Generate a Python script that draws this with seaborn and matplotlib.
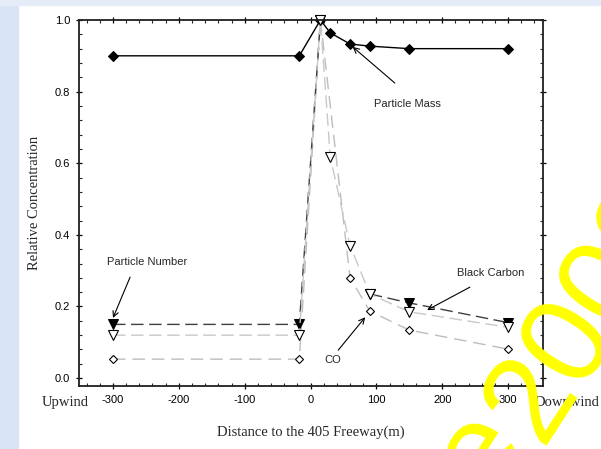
import pandas as pd
import matplotlib
matplotlib.use('Agg')
import matplotlib.pyplot as plt
from matplotlib.patches import Rectangle
from matplotlib.ticker import MultipleLocator
from matplotlib.transforms import blended_transform_factory
import seaborn as sns

# values
mass_x = [-300, -17, 15, 30, 60, 90, 150, 300]
mass_y = [0.90, 0.90, 1.0, 0.964, 0.933, 0.927, 0.92, 0.92]
# black carbon line is broken between the peak and 90 m (only the open triangles show there)
bc_x = [-300, -17, 15, 90, 150, 300]
bc_y = [0.15, 0.15, 1.0, 0.235, 0.21, 0.155]
bc_seg = [0, 0, 0, 1, 1, 1]
pn_x = [-300, -17, 15, 30, 60, 90, 150, 300]
pn_y = [0.12, 0.12, 1.0, 0.617, 0.37, 0.235, 0.185, 0.142]
co_x = [-300, -17, 15, 60, 90, 150, 300]
co_y = [0.053, 0.053, 1.0, 0.28, 0.187, 0.134, 0.081]

x_ticks = [-300, -200, -100, 0, 100, 200, 300]
y_ticks = [0.0, 0.2, 0.4, 0.6, 0.8, 1.0]


def main():
  sns.set_style('ticks')
  plt.rcParams['font.family'] = ['Liberation Sans', 'DejaVu Sans']
  plt.rcParams['axes.unicode_minus'] = False

  fig = plt.figure(figsize=(6.01, 4.49), dpi=100, facecolor='white')
  # pale blue slide background on the left and top edge
  fig.add_artist(Rectangle((0, 0), 18 / 601, 1, transform=fig.transFigure,
                           color='#d9e5f6', zorder=-5))
  fig.add_artist(Rectangle((0, 1 - 5 / 449), 1, 5 / 449, transform=fig.transFigure,
                           color='#e4ecf8', zorder=-5))

  ax = fig.add_axes([79 / 601, 1 - 386 / 449, 464 / 601, 366 / 449])
  ax.set_facecolor('white')

  co = pd.DataFrame({'x': co_x, 'y': co_y})
  pn = pd.DataFrame({'x': pn_x, 'y': pn_y})
  bc = pd.DataFrame({'x': bc_x, 'y': bc_y, 'seg': bc_seg})
  mass = pd.DataFrame({'x': mass_x, 'y': mass_y})

  sns.lineplot(data=co, x='x', y='y', ax=ax, sort=False, color='#bdbdbd', lw=1.0,
               dashes=False, linestyle=(0, (9, 5)), marker='D', markersize=4.5,
               markerfacecolor='white', markeredgecolor='black', markeredgewidth=0.8,
               clip_on=False)
  sns.lineplot(data=mass, x='x', y='y', ax=ax, sort=False, color='black', lw=1.0,
               marker='D', markersize=5, markerfacecolor='black',
               markeredgecolor='black', clip_on=False)
  sns.lineplot(data=bc, x='x', y='y', units='seg', estimator=None, ax=ax, sort=False,
               color='#404040', lw=1.0, dashes=False, linestyle=(0, (9, 4)),
               marker='v', markersize=6.5, markerfacecolor='black',
               markeredgecolor='black', clip_on=False)
  sns.lineplot(data=pn, x='x', y='y', ax=ax, sort=False, color='#c8c8c8', lw=1.0,
               dashes=False, linestyle=(0, (9, 4)), marker='v', markersize=7,
               markerfacecolor='white', markeredgecolor='black', markeredgewidth=0.8,
               clip_on=False)

  ax.set_xlim(-351.6, 353)
  ax.set_ylim(-0.022, 1.0)
  ax.set_xticks(x_ticks)
  ax.set_yticks(y_ticks)
  ax.set_yticklabels(['%.1f' % v for v in y_ticks])
  ax.xaxis.set_minor_locator(MultipleLocator(20))
  ax.yaxis.set_minor_locator(MultipleLocator(0.04))
  ax.tick_params(which='major', direction='inout', length=5, width=0.9,
                 top=True, right=True, labelsize=8, pad=4, colors='black')
  ax.tick_params(which='minor', direction='in', length=2.5, width=0.8,
                 top=True, right=True)
  for s in ax.spines.values():
    s.set_linewidth(1.3)
    s.set_color('#202020')

  serif = ['Liberation Serif', 'DejaVu Serif']
  ax.set_xlabel('Distance to the 405 Freeway(m)', family=serif, fontsize=10.5, labelpad=15)
  ax.set_ylabel('Relative Concentration', family=serif, fontsize=10.5, labelpad=10)

  tr = blended_transform_factory(ax.transData, ax.transAxes)
  ax.text(-373, -0.045, 'Upwind', transform=tr, family=serif, fontsize=10.5,
          ha='center', va='center', clip_on=False)
  ax.text(389, -0.045, 'Downwind', transform=tr, family=serif, fontsize=10.5,
          ha='center', va='center', clip_on=False)

  arrow = dict(arrowstyle='->', color='black', lw=0.8, shrinkA=0, shrinkB=0)
  ax.annotate('', xy=(64, 0.925), xytext=(128, 0.824), arrowprops=arrow)
  ax.text(147, 0.765, 'Particle Mass', fontsize=8, ha='center', va='center')
  ax.annotate('', xy=(-300, 0.168), xytext=(-274, 0.282), arrowprops=arrow)
  ax.text(-248, 0.324, 'Particle Number', fontsize=8, ha='center', va='center')
  ax.annotate('', xy=(177, 0.19), xytext=(242, 0.254), arrowprops=arrow)
  ax.text(273, 0.293, 'Black Carbon', fontsize=8, ha='center', va='center')
  ax.annotate('', xy=(83, 0.17), xytext=(42, 0.078), arrowprops=arrow)
  ax.text(34, 0.05, 'CO', fontsize=8, ha='center', va='center')

  # yellow watermark cut off at the lower right corner
  fig.text(480 / 601, 1 - 452 / 449, 'e', color='#ffff00', fontsize=90,
           rotation=57, rotation_mode='anchor', ha='center', va='center', zorder=10)
  fig.text(514 / 601, 1 - 428 / 449, '2009', color='#ffff00', fontsize=90,
           rotation=57, rotation_mode='anchor', ha='left', va='center', zorder=10)

  fig.savefig('out.png', dpi=100, facecolor='white')


if __name__ == '__main__':
  main()
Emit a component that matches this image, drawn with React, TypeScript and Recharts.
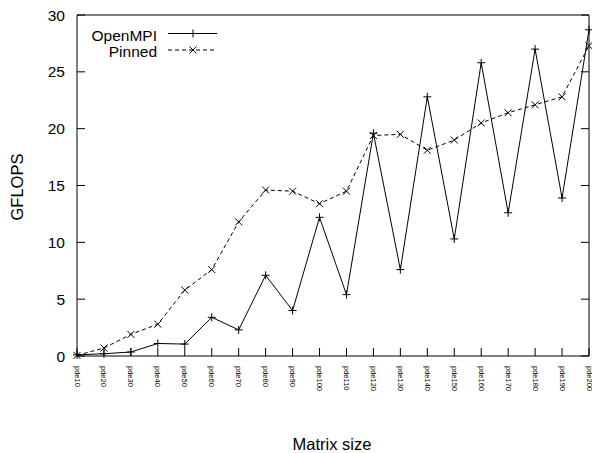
import {
  LineChart,
  Line,
  XAxis,
  YAxis,
  ReferenceLine,
  Customized,
} from "recharts";

const categories = [
  "pde10", "pde20", "pde30", "pde40", "pde50", "pde60", "pde70", "pde80", "pde90", "pde100",
  "pde110", "pde120", "pde130", "pde140", "pde150", "pde160", "pde170", "pde180", "pde190", "pde200",
];
const openMpi = [
  0.1, 0.2, 0.35, 1.1, 1.05, 3.4, 2.3, 7.1, 4.0, 12.2,
  5.4, 19.6, 7.6, 22.8, 10.3, 25.8, 12.6, 27.0, 13.9, 28.7,
];
const pinned = [
  0.05, 0.7, 1.9, 2.8, 5.8, 7.6, 11.8, 14.6, 14.5, 13.4,
  14.5, 19.4, 19.5, 18.1, 19.0, 20.5, 21.4, 22.1, 22.8, 27.3,
];
const yTicks = [0, 5, 10, 15, 20, 25, 30];

const data = categories.map((c, i) => ({ name: c, OpenMPI: openMpi[i], Pinned: pinned[i] }));

const FONT = "'Liberation Sans', Arial, Helvetica, sans-serif";
const LEFT = 77;
const RIGHT = 589;
const TOP = 15;
const BOTTOM = 356;

function PlusDot(props: any) {
  const { cx, cy, index } = props;
  if (cx == null || cy == null) return null;
  return (
    <path
      key={`p${index}`}
      d={`M${cx - 4},${cy}h8M${cx},${cy - 4}v8`}
      stroke="#000"
      strokeWidth={1}
      fill="none"
    />
  );
}

function CrossDot(props: any) {
  const { cx, cy, index } = props;
  if (cx == null || cy == null) return null;
  return (
    <path
      key={`x${index}`}
      d={`M${cx - 3.5},${cy - 3.5}l7,7M${cx - 3.5},${cy + 3.5}l7,-7`}
      stroke="#000"
      strokeWidth={1}
      fill="none"
    />
  );
}

function XTick(props: any) {
  const { x, payload } = props;
  return (
    <g>
      <line x1={x} x2={x} y1={BOTTOM} y2={BOTTOM - 8} stroke="#000" />
      <text
        transform={`translate(${x},366) rotate(90)`}
        fontSize={7.5}
        fontFamily={FONT}
        fill="#000"
        textAnchor="start"
        dominantBaseline="central"
      >
        {payload.value}
      </text>
    </g>
  );
}

function YTick(props: any) {
  const { y, payload } = props;
  return (
    <g>
      <line x1={LEFT} x2={LEFT + 8} y1={y} y2={y} stroke="#000" />
      <line x1={RIGHT - 8} x2={RIGHT} y1={y} y2={y} stroke="#000" />
      <text
        x={65}
        y={y}
        fontSize={15.5}
        fontFamily={FONT}
        fill="#000"
        textAnchor="end"
        dominantBaseline="central"
      >
        {payload.value}
      </text>
    </g>
  );
}

function Extras() {
  return (
    <g fontFamily={FONT} fill="#000">
      <text x={17} y={187} fontSize={16.5} textAnchor="middle" dominantBaseline="central"
        transform="rotate(-90, 17, 187)">
        GFLOPS
      </text>
      <text x={332} y={444} fontSize={16.5} textAnchor="middle" dominantBaseline="central">
        Matrix size
      </text>
      <text x={157} y={40.5} fontSize={15.5} textAnchor="end">OpenMPI</text>
      <line x1={168} x2={217} y1={33.5} y2={33.5} stroke="#000" />
      <PlusDot cx={193} cy={33.5} index="l1" />
      <text x={157} y={57} fontSize={15.5} textAnchor="end">Pinned</text>
      <line x1={168} x2={217} y1={50} y2={50} stroke="#000" strokeDasharray="4 3" />
      <CrossDot cx={193} cy={50} index="l2" />
    </g>
  );
}

export default function App() {
  return (
    <div style={{ position: "absolute", left: 0, top: 0, width: 592, height: 453, background: "#fff" }}>
      <LineChart
        width={592}
        height={453}
        data={data}
        margin={{ top: TOP, right: 592 - RIGHT, bottom: 0, left: 0 }}
      >
        <XAxis
          dataKey="name"
          height={453 - BOTTOM - 0}
          interval={0}
          padding={{ left: 0, right: 0 }}
          axisLine={{ stroke: "#000" }}
          tickLine={false}
          tick={<XTick />}
        />
        <YAxis
          width={LEFT}
          domain={[0, 30]}
          ticks={yTicks}
          axisLine={{ stroke: "#000" }}
          tickLine={false}
          tick={<YTick />}
          interval={0}
        />
        <ReferenceLine y={30} stroke="#000" ifOverflow="extendDomain" />
        <ReferenceLine x="pde200" stroke="#000" />
        <Line
          type="linear"
          dataKey="Pinned"
          stroke="#000"
          strokeWidth={1}
          strokeDasharray="4 3"
          dot={<CrossDot />}
          activeDot={false}
          isAnimationActive={false}
        />
        <Line
          type="linear"
          dataKey="OpenMPI"
          stroke="#000"
          strokeWidth={1}
          dot={<PlusDot />}
          activeDot={false}
          isAnimationActive={false}
        />
        <Customized component={<Extras />} />
      </LineChart>
    </div>
  );
}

→ Stated problem:
Begin at the first line of the records and please reproduce every line exactly through the one containing "ax.set_facecolor('white')", leaving all pictures out.

→ The output:
Generate a Python script that draws this with seaborn and matplotlib.
import pandas as pd
import matplotlib
matplotlib.use('Agg')
import matplotlib.pyplot as plt
from matplotlib.patches import Rectangle
from matplotlib.ticker import MultipleLocator
from matplotlib.transforms import blended_transform_factory
import seaborn as sns

# values
mass_x = [-300, -17, 15, 30, 60, 90, 150, 300]
mass_y = [0.90, 0.90, 1.0, 0.964, 0.933, 0.927, 0.92, 0.92]
# black carbon line is broken between the peak and 90 m (only the open triangles show there)
bc_x = [-300, -17, 15, 90, 150, 300]
bc_y = [0.15, 0.15, 1.0, 0.235, 0.21, 0.155]
bc_seg = [0, 0, 0, 1, 1, 1]
pn_x = [-300, -17, 15, 30, 60, 90, 150, 300]
pn_y = [0.12, 0.12, 1.0, 0.617, 0.37, 0.235, 0.185, 0.142]
co_x = [-300, -17, 15, 60, 90, 150, 300]
co_y = [0.053, 0.053, 1.0, 0.28, 0.187, 0.134, 0.081]

x_ticks = [-300, -200, -100, 0, 100, 200, 300]
y_ticks = [0.0, 0.2, 0.4, 0.6, 0.8, 1.0]


def main():
  sns.set_style('ticks')
  plt.rcParams['font.family'] = ['Liberation Sans', 'DejaVu Sans']
  plt.rcParams['axes.unicode_minus'] = False

  fig = plt.figure(figsize=(6.01, 4.49), dpi=100, facecolor='white')
  # pale blue slide background on the left and top edge
  fig.add_artist(Rectangle((0, 0), 18 / 601, 1, transform=fig.transFigure,
                           color='#d9e5f6', zorder=-5))
  fig.add_artist(Rectangle((0, 1 - 5 / 449), 1, 5 / 449, transform=fig.transFigure,
                           color='#e4ecf8', zorder=-5))

  ax = fig.add_axes([79 / 601, 1 - 386 / 449, 464 / 601, 366 / 449])
  ax.set_facecolor('white')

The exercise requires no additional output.